エクトリアシステムを指してみる講座

 エクトリアシステムとは、フリーズ将棋においてエクトリアさんが考案された端角中飛車戦法のことです。本稿では、このエクトリアシステムについて、私なりの解釈や知識についてまとめてみたいと思います。

◇フリーズ将棋とは

 綾瀬綾さんの考案された遊び将棋です。詳しくはこちら、綾さんの配信をご覧下さい。

◇エクトリアシステムの理想形

エクシス

 このような形が理想形です。攻めは端角+中飛車で迫力満点。受けは左右の銀に1手ずつかけた形です。
 まず、フリーズ将棋では玉を深く囲うことが難しいです。フリーズがあることでお互いの攻撃力が高く、三連続フリーズによる即詰みなどもあって受けることは困難です。
 となると自然に居玉に近い玉形となり、これには中飛車がわかりやすい攻めとなります。
 また、端角も優秀です。端角の破壊力はローランさんのこちらの記事をご覧頂くのが最適です。

 このようにいきなり即詰みすらあり、ここに飛車と歩、場合によってはさらに駒が足されるエクトリアシステムは十分な攻撃力を持った作戦です。

 しかし、実はエクトリアシステムは防御力にこそ優れていると思います。

 まずは左側ですが、銀が一つ立っただけながら角と銀の配置がよく、自陣のスキをほとんど消しています。例えば理想形から飛車がいなくなった形に△5八歩F玉で金を動かしても、左銀と端角のおかげで横から飛車か金を打ってF玉で詰みというようなよくある筋がありません。
 また相手の角のラインに入らないのも大きく、いきなり角を切ってもらった銀とフリーズで詰みという展開がぐっと減ります。

 続いて右側ですが、こちらは壁銀になっています。これは後手からの端角を受ける(先述の詰みを防ぎつつ中飛車を実現する)ためには必須に近いのです。本将棋の感覚だと悪形に見えますが、フリーズ将棋においてはいい形かもしれません。
 特にフリーズ将棋において右辺は駒が1枚少ない(角がいない)分、受けにくく危険地帯でもあります。

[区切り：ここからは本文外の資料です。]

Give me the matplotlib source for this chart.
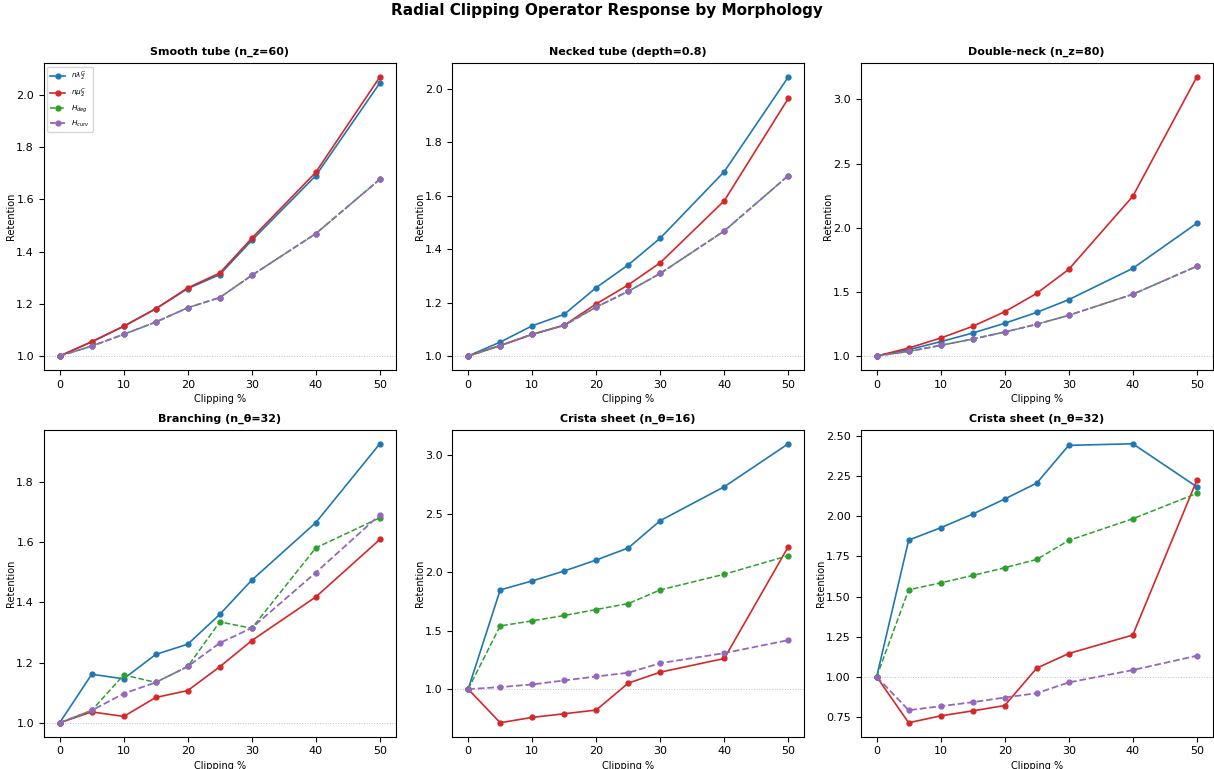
import numpy as np
import matplotlib.pyplot as plt

clip = [0, 5, 10, 15, 20, 25, 30, 40, 50]

titles = ["Smooth tube (n_z=60)", "Necked tube (depth=0.8)", "Double-neck (n_z=80)",
          "Branching (n_θ=32)", "Crista sheet (n_θ=16)", "Crista sheet (n_θ=32)"]

# n*lambda_2^G
lam = [
    [1.0, 1.054, 1.114, 1.181, 1.258, 1.312, 1.443, 1.691, 2.046],
    [1.0, 1.052, 1.113, 1.156, 1.256, 1.341, 1.441, 1.690, 2.044],
    [1.0, 1.049, 1.112, 1.179, 1.255, 1.340, 1.439, 1.683, 2.034],
    [1.0, 1.161, 1.146, 1.227, 1.261, 1.360, 1.474, 1.665, 1.927],
    [1.0, 1.849, 1.926, 2.011, 2.105, 2.208, 2.442, 2.732, 3.100],
    [1.0, 1.851, 1.928, 2.013, 2.107, 2.206, 2.441, 2.451, 2.183],
]
# n*mu_2^C
mu = [
    [1.0, 1.055, 1.114, 1.181, 1.261, 1.318, 1.451, 1.704, 2.069],
    [1.0, 1.039, 1.081, 1.115, 1.195, 1.266, 1.349, 1.581, 1.964],
    [1.0, 1.062, 1.140, 1.231, 1.345, 1.488, 1.675, 2.244, 3.174],
    [1.0, 1.036, 1.021, 1.084, 1.107, 1.186, 1.273, 1.418, 1.609],
    [1.0, 0.712, 0.758, 0.789, 0.821, 1.051, 1.145, 1.262, 2.219],
    [1.0, 0.714, 0.757, 0.788, 0.821, 1.054, 1.145, 1.260, 2.223],
]
# H_deg
hdeg = [
    [1.0, 1.038, 1.083, 1.130, 1.185, 1.224, 1.309, 1.469, 1.677],
    [1.0, 1.039, 1.081, 1.115, 1.183, 1.242, 1.309, 1.468, 1.675],
    [1.0, 1.036, 1.083, 1.132, 1.187, 1.247, 1.317, 1.481, 1.699],
    [1.0, 1.041, 1.159, 1.134, 1.187, 1.335, 1.314, 1.581, 1.681],
    [1.0, 1.541, 1.584, 1.630, 1.681, 1.732, 1.849, 1.983, 2.142],
    [1.0, 1.542, 1.585, 1.631, 1.679, 1.731, 1.849, 1.984, 2.142],
]
# H_curv
hcurv = [
    [1.0, 1.038, 1.083, 1.130, 1.185, 1.224, 1.309, 1.469, 1.677],
    [1.0, 1.039, 1.081, 1.115, 1.183, 1.242, 1.309, 1.468, 1.675],
    [1.0, 1.036, 1.083, 1.132, 1.187, 1.247, 1.317, 1.481, 1.699],
    [1.0, 1.041, 1.097, 1.134, 1.187, 1.265, 1.315, 1.499, 1.691],
    [1.0, 1.017, 1.040, 1.074, 1.108, 1.140, 1.222, 1.308, 1.419],
    [1.0, 0.792, 0.817, 0.842, 0.871, 0.898, 0.965, 1.042, 1.131],
]

fig, axes = plt.subplots(2, 3, figsize=(12.14, 7.69), dpi=100)
fig.subplots_adjust(left=0.036, right=0.999, top=0.918, bottom=0.042,
                    wspace=0.16, hspace=0.195)
fig.suptitle("Radial Clipping Operator Response by Morphology",
             fontsize=11, fontweight='bold', y=0.996)

for i, ax in enumerate(axes.flat):
    ax.axhline(1.0, color='gray', ls=':', lw=0.7, alpha=0.5)
    ax.plot(clip, lam[i], 'o-', color='tab:blue', ms=3.5, lw=1.2, label=r'$n\lambda_2^G$')
    ax.plot(clip, mu[i], 'o-', color='tab:red', ms=3.5, lw=1.2, label=r'$n\mu_2^C$')
    ax.plot(clip, hdeg[i], 'o--', color='tab:green', ms=3.5, lw=1.1, label=r'$H_{deg}$')
    ax.plot(clip, hcurv[i], 'o--', color='tab:purple', ms=3.5, lw=1.3, label=r'$H_{curv}$')
    ax.set_title(titles[i], fontsize=8, fontweight='bold')
    ax.set_xlabel('Clipping %', fontsize=7, labelpad=3)
    ax.set_ylabel('Retention', fontsize=7, labelpad=0)
    ax.tick_params(labelsize=8)
    if i == 0:
        ax.legend(fontsize=5.3, loc='upper left')

plt.savefig('out.png')
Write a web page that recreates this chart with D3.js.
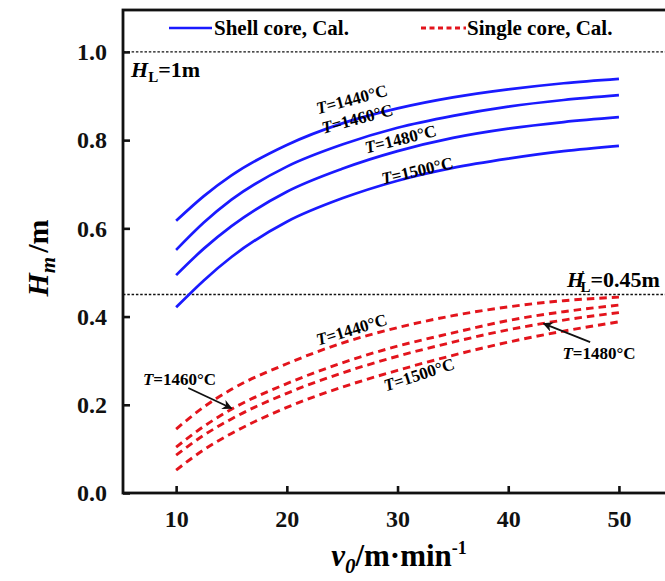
<!DOCTYPE html>
<html>
<head>
<meta charset="utf-8">
<script src="https://cdn.jsdelivr.net/npm/d3@7"></script>
<style>
  html, body { margin: 0; padding: 0; background: #fff; overflow: hidden; }
  text { font-family: "Times New Roman", "Liberation Serif", serif; font-weight: bold; }
</style>
</head>
<body>
<svg id="chart" width="665" height="581"></svg>
<script>
// casting speed (m/min)
var speeds = [10, 12.5, 15, 20, 25, 30, 35, 40, 45, 50];

// shell core, calculated Hm (m)
var shell1440 = [0.617, 0.673, 0.720, 0.789, 0.838, 0.872, 0.897, 0.915, 0.929, 0.939];
var shell1460 = [0.551, 0.613, 0.665, 0.740, 0.790, 0.828, 0.855, 0.876, 0.891, 0.902];
var shell1480 = [0.494, 0.554, 0.605, 0.683, 0.735, 0.775, 0.805, 0.826, 0.841, 0.852];
var shell1500 = [0.421, 0.482, 0.535, 0.615, 0.668, 0.708, 0.737, 0.758, 0.775, 0.787];

// single core, calculated Hm (m)
var single1440 = [0.145, 0.195, 0.235, 0.293, 0.340, 0.375, 0.402, 0.422, 0.436, 0.444];
var single1460 = [0.104, 0.151, 0.190, 0.248, 0.295, 0.333, 0.363, 0.391, 0.411, 0.426];
var single1480 = [0.086, 0.131, 0.168, 0.226, 0.272, 0.310, 0.342, 0.370, 0.392, 0.409];
var single1500 = [0.052, 0.098, 0.135, 0.194, 0.240, 0.278, 0.312, 0.342, 0.367, 0.388];

// reference heights
var hLevels = [1.0, 0.45];

// axis ticks
var xTicks = [10, 20, 30, 40, 50];
var yTicks = [0.0, 0.2, 0.4, 0.6, 0.8, 1.0];

var svg = d3.select("#chart");

// plot frame
var plotLeft = 123, plotTop = 10, plotBottom = 493, plotRight = 668;

var x = d3.scaleLinear().domain([5.2, 5.2 + (plotRight - plotLeft) / 11.07]).range([plotLeft, plotRight]);
var y = d3.scaleLinear().domain([0, 1.095]).range([plotBottom, plotTop]);

var blue = "#1a1aff", red = "#e3141c";

// dotted reference lines
svg.append("g").selectAll("line")
    .data(hLevels)
    .enter()
    .append("line")
    .attr("x1", plotLeft)
    .attr("x2", plotRight)
    .attr("y1", function(d) { return y(d); })
    .attr("y2", function(d) { return y(d); })
    .attr("stroke", "#111")
    .attr("stroke-width", 1.4)
    .attr("stroke-dasharray", "2.5,1.8");

var line = d3.line()
    .x(function(d, i) { return x(speeds[i]); })
    .y(function(d) { return y(d); })
    .curve(d3.curveMonotoneX);

// shell core curves
svg.append("g").selectAll("path")
    .data([shell1440, shell1460, shell1480, shell1500])
    .enter()
    .append("path")
    .attr("d", line)
    .attr("fill", "none")
    .attr("stroke", blue)
    .attr("stroke-width", 2.7);

// single core curves
svg.append("g").selectAll("path")
    .data([single1440, single1460, single1480, single1500])
    .enter()
    .append("path")
    .attr("d", line)
    .attr("fill", "none")
    .attr("stroke", red)
    .attr("stroke-width", 2.9)
    .attr("stroke-dasharray", "7.5,5");

// axes
var xAxis = d3.axisBottom(x).tickValues(xTicks).tickSize(-7).tickPadding(17).tickFormat(d3.format("d"));
var yAxis = d3.axisLeft(y).tickValues(yTicks).tickSize(-7).tickPadding(16).tickFormat(d3.format(".1f"));

var gx = svg.append("g").attr("transform", "translate(0," + plotBottom + ")").call(xAxis);
var gy = svg.append("g").attr("transform", "translate(" + plotLeft + ",0)").call(yAxis);

[gx, gy].forEach(function(g) {
    g.select(".domain").remove();
    g.selectAll(".tick line").attr("stroke", "#111").attr("stroke-width", 2.6);
    g.selectAll(".tick text")
        .attr("fill", "#111")
        .style("font-size", "24px")
        .style("font-family", "'Times New Roman', 'Liberation Serif', serif")
        .style("font-weight", "bold");
});

// frame
svg.append("rect")
    .attr("x", plotLeft)
    .attr("y", plotTop)
    .attr("width", plotRight - plotLeft)
    .attr("height", plotBottom - plotTop)
    .attr("fill", "none")
    .attr("stroke", "#111")
    .attr("stroke-width", 2.8);

// legend
var legend = svg.append("g").style("font-size", "21px");
legend.append("line").attr("x1", 169).attr("x2", 212).attr("y1", 28).attr("y2", 28)
    .attr("stroke", blue).attr("stroke-width", 2.7);
legend.append("text").attr("x", 214).attr("y", 35).text("Shell core, Cal.");
legend.append("line").attr("x1", 421).attr("x2", 466).attr("y1", 28).attr("y2", 28)
    .attr("stroke", red).attr("stroke-width", 2.8).attr("stroke-dasharray", "5,3.5");
legend.append("text").attr("x", 467).attr("y", 35).text("Single core, Cal.");

// H_L labels
var hl1 = svg.append("text").attr("x", 131).attr("y", 77).style("font-size", "22px");
hl1.append("tspan").style("font-style", "italic").text("H");
hl1.append("tspan").attr("dy", 5).style("font-size", "15px").text("L");
hl1.append("tspan").attr("dy", -5).text("=1m");

var hl2 = svg.append("text").attr("x", 567).attr("y", 287).style("font-size", "22px");
hl2.append("tspan").style("font-style", "italic").text("H");
hl2.append("tspan").attr("dx", -3).attr("dy", -8).style("font-size", "12px").text("'");
hl2.append("tspan").attr("dx", -4).attr("dy", 13).style("font-size", "15px").text("L");
hl2.append("tspan").attr("dy", -5).text("=0.45m");

// temperature labels: position (data units), rotation, text
var tempLabelX = [26.0, 26.5, 30.4, 31.9, 26.0, 32.1, 7.0, 44.9];
var tempLabelY = [0.880, 0.836, 0.790, 0.718, 0.358, 0.256, 0.245, 0.304];
var tempLabelR = [-15, -15, -14, -13, -17, -18, 0, 0];
var tempLabelT = ["1440", "1460", "1480", "1500", "1440", "1500", "1460", "1480"];

var tl = svg.append("g").style("font-size", "17px");
tempLabelT.forEach(function(t, i) {
    var px = x(tempLabelX[i]), py = y(tempLabelY[i]);
    var txt = tl.append("text")
        .attr("transform", "translate(" + px + "," + py + ") rotate(" + tempLabelR[i] + ")")
        .attr("text-anchor", i < 6 ? "middle" : "start");
    txt.append("tspan").style("font-style", "italic").text("T");
    txt.append("tspan").text("=" + t + "\u00b0C");
});

// arrows
var defs = svg.append("defs");
defs.append("marker")
    .attr("id", "arrow")
    .attr("viewBox", "0 0 10 10")
    .attr("refX", 9).attr("refY", 5)
    .attr("markerWidth", 10).attr("markerHeight", 10)
    .attr("markerUnits", "userSpaceOnUse")
    .attr("orient", "auto")
    .append("path")
    .attr("d", "M0,0 L10,5 L0,10 L3,5 Z")
    .attr("fill", "#111");

var arrowX1 = [11.1, 47.4], arrowY1 = [0.238, 0.342];
var arrowX2 = [15.0, 43.2], arrowY2 = [0.192, 0.384];
svg.append("g").selectAll("line")
    .data(arrowX1)
    .enter()
    .append("line")
    .attr("x1", function(d, i) { return x(arrowX1[i]); })
    .attr("y1", function(d, i) { return y(arrowY1[i]); })
    .attr("x2", function(d, i) { return x(arrowX2[i]); })
    .attr("y2", function(d, i) { return y(arrowY2[i]); })
    .attr("stroke", "#111")
    .attr("stroke-width", 1.8)
    .attr("marker-end", "url(#arrow)");

// axis titles
var xt = svg.append("text").attr("x", 399).attr("y", 566).attr("text-anchor", "middle").style("font-size", "31px");
xt.append("tspan").style("font-style", "italic").text("v");
xt.append("tspan").attr("dy", 7).style("font-style", "italic").style("font-size", "21px").text("0");
xt.append("tspan").attr("dy", -7).text("/m\u00b7min");
xt.append("tspan").attr("dy", -12).style("font-size", "18px").text("-1");

var yt = svg.append("text")
    .attr("transform", "translate(48,258) rotate(-90)")
    .attr("text-anchor", "middle")
    .style("font-size", "30px");
yt.append("tspan").style("font-style", "italic").text("H");
yt.append("tspan").attr("dy", 7).style("font-style", "italic").style("font-size", "21px").text("m");
yt.append("tspan").attr("dy", -7).attr("dx", 4).text("/m");
</script>
</body>
</html>
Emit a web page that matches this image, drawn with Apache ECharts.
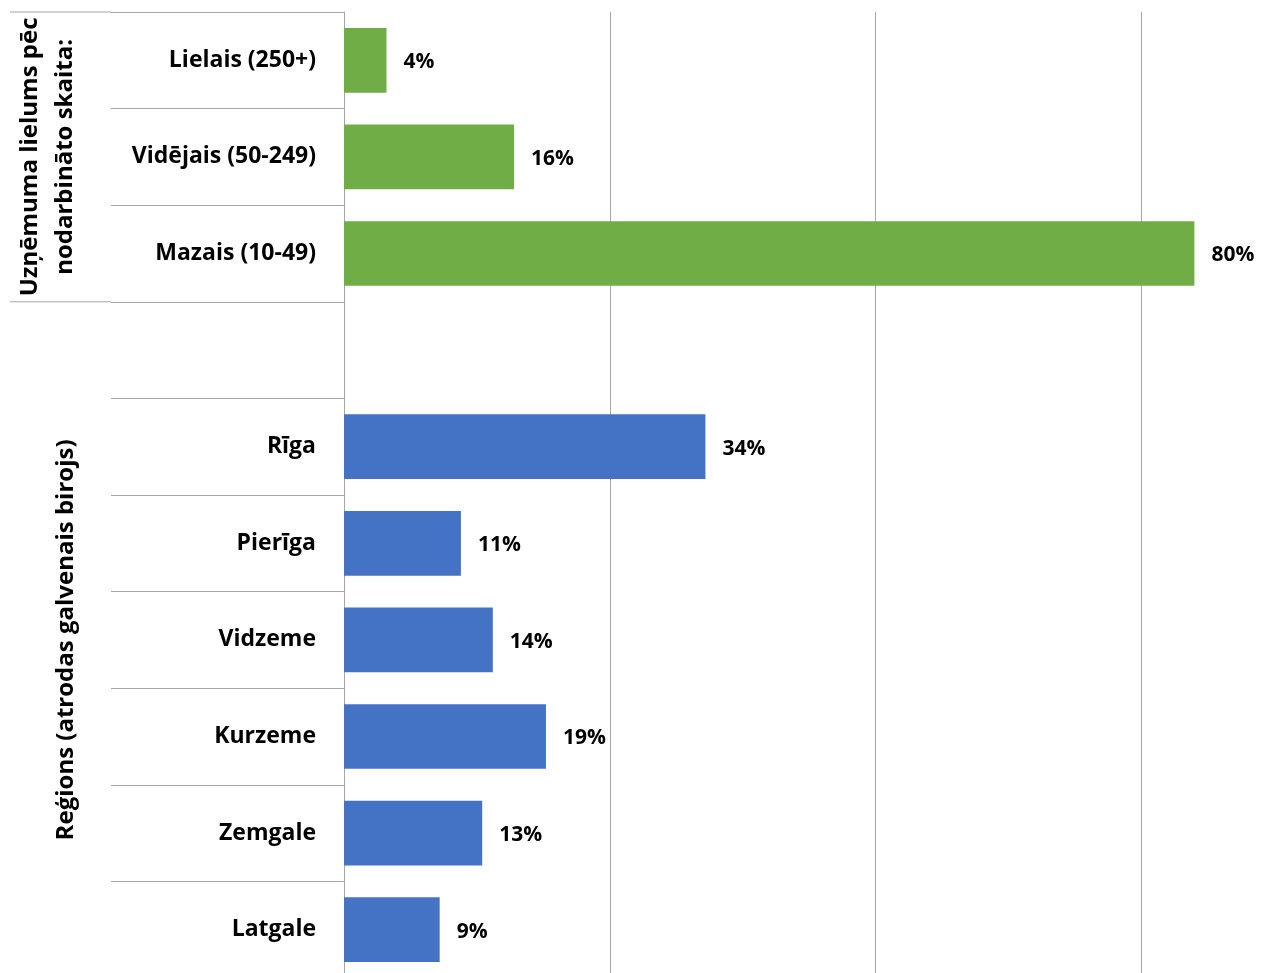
<!DOCTYPE html>
<html>
<head>
<meta charset="utf-8">
<script src="https://cdn.jsdelivr.net/npm/echarts@6/dist/echarts.min.js"></script>
<style>
  html, body { margin: 0; padding: 0; background: #fff; overflow: hidden; }
  /* the view shows the left part of a wider plot that runs to 100 % */
  #frame { position: relative; width: 1261px; height: 973px; overflow: hidden; }
  #chart { position: absolute; left: 0; top: 0; width: 1407px; height: 978px; }
</style>
</head>
<body>
<div id="frame"><div id="chart"></div></div>
<script>
// Company size groups (by number of employees), shares in %
const sizeCategories = ['Lielais (250+)', 'Vidējais (50-249)', 'Mazais (10-49)'];
const sizeValues = [4, 16, 80];
// Regions where the head office is located, shares in %
const regionCategories = ['Rīga', 'Pierīga', 'Vidzeme', 'Kurzeme', 'Zemgale', 'Latgale'];
const regionValues = [34, 11, 14, 19, 13, 9];
// Group titles for the two blocks of the category axis
const sizeGroupTitle = 'Uzņēmuma lielums pēc\nnodarbināto skaita:';
const regionGroupTitle = 'Reģions (atrodas galvenais birojs)';

const GREEN = '#70ad47';
const BLUE = '#4472c4';
const LINE = '#a6a6a6';
const FONT = '"Open Sans", sans-serif';

// one blank slot separates the two groups; it belongs to the region block
const categories = [...sizeCategories, '', ...regionCategories];
const seriesData = [
  ...sizeValues.map(v => ({ value: v, itemStyle: { color: GREEN } })),
  '-',
  ...regionValues.map(v => ({ value: v, itemStyle: { color: BLUE } }))
];

const chart = echarts.init(document.getElementById('chart'), null, { renderer: 'canvas' });

chart.setOption({
  animation: false,
  grid: { left: 344, top: 12, right: 0, bottom: 0, containLabel: false },
  xAxis: {
    type: 'value',
    min: 0, max: 100, interval: 25,
    axisLine: { show: false },
    axisTick: { show: false },
    axisLabel: { show: false },
    splitLine: { show: true, lineStyle: { color: LINE, width: 1 } }
  },
  yAxis: {
    type: 'category',
    inverse: true,
    data: categories,
    axisLine: { show: true, lineStyle: { color: LINE, width: 1 } },
    axisTick: { show: true, length: 233, lineStyle: { color: LINE, width: 1 } },
    axisLabel: {
      margin: 28, color: '#000', fontSize: 23, fontWeight: 'bold', fontFamily: FONT,
      padding: [4, 0, 0, 0]
    }
  },
  series: [{
    type: 'bar',
    data: seriesData,
    barCategoryGap: '33%',
    label: {
      show: true, position: 'right', distance: 17, offset: [0, 2],
      formatter: '{c}%', color: '#000', fontSize: 21, fontWeight: 'bold', fontFamily: FONT
    }
  }]
});

// Group separators and titles placed from the category axis scale
function yAt(idx) { return chart.convertToPixel({ yAxisIndex: 0 }, idx); }
const band = yAt(1) - yAt(0);
const boundary = i => yAt(i) - band / 2;           // upper edge of category i
const topEdge = boundary(0);
const splitEdge = boundary(sizeCategories.length);  // between the two blocks
const bottomEdge = boundary(categories.length);
const tickStartX = 344 - 233;

chart.setOption({
  graphic: [
    { type: 'line', shape: { x1: 10, y1: topEdge, x2: tickStartX, y2: topEdge },
      style: { stroke: LINE, lineWidth: 1 }, silent: true },
    { type: 'line', shape: { x1: 10, y1: splitEdge, x2: tickStartX, y2: splitEdge },
      style: { stroke: LINE, lineWidth: 1 }, silent: true },
    { type: 'text', x: 48, y: (topEdge + splitEdge) / 2, rotation: Math.PI / 2,
      style: { text: sizeGroupTitle, font: 'bold 24px ' + FONT, fill: '#000',
        align: 'center', verticalAlign: 'middle', lineHeight: 35 } },
    { type: 'text', x: 66, y: (splitEdge + bottomEdge) / 2, rotation: Math.PI / 2,
      style: { text: regionGroupTitle, font: 'bold 24px ' + FONT, fill: '#000',
        align: 'center', verticalAlign: 'middle' } }
  ]
});
</script>
</body>
</html>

個人的にそうした観点から右辺は攻めに使いたく、その意味で壁銀は必ずしも悪いとは限りません。

 その他、居玉も飛車金銀の5枚で固めている意味があり、フリーズによる詰みの多くを防ぐことができています。
 5筋の位も大きく、例えば△7七角成のフリーズ解除(強引に詰めろや王手をかけてフリーズを余分に要求する)の手筋を事前に受けている意味があります。

◇エクトリアシステムの戦い方について

 理想形からはとにかく5筋を狙います。受けとしてよくあるのは△6四歩と角筋を止める手ですが、▲6六歩~▲6五歩くらいでも受けるのは困難で収拾がつきません。
 駒が足りなければ右桂や左桂を攻めに参加させるのがオススメです。本将棋の横歩取りと同様で、自陣にバランス良く金銀を配置して飛角桂歩で攻めるのがフリーズ将棋らしい戦いです。
 なお、ある程度駒を集中させた上での▲5四歩はそれだけで破壊力があり、フリーズを必要としないことが多いです。これは第三期氷王戦で私が何度も間違えたところです。
 意外にフリーズを絡めて攻めがつながるため、よく読んでノンフリーズで攻めてみてください。
 エクトリアシステムは、理想形に組みきってしまえば難解ながらパンチが厳しく、有力な作戦だと思います。

 一方で攻めまで端角に2手、中飛車で3手はかかります。5手あれば早石田や鬼殺しのような作戦は先攻できるため、これを上手く受けて反撃に転じられるかが重要です。その場合も難解なのは変わりませんがエクトリアシステムの防御力の高さをいかして攻め合いにできることが多いです。
 フリーズ将棋は「1手前に受ける」本将棋の受けの極意のような手がよく出ます。パンチが入ると一瞬で終わってしまうので、パンチを打たせないような立ち回りが大事なところではないでしょうか。

◇おわりに

 ということでエクトリアシステムについて私のわかる範囲で書いてみました。フリーズ将棋を楽しむ一助になれば幸いです。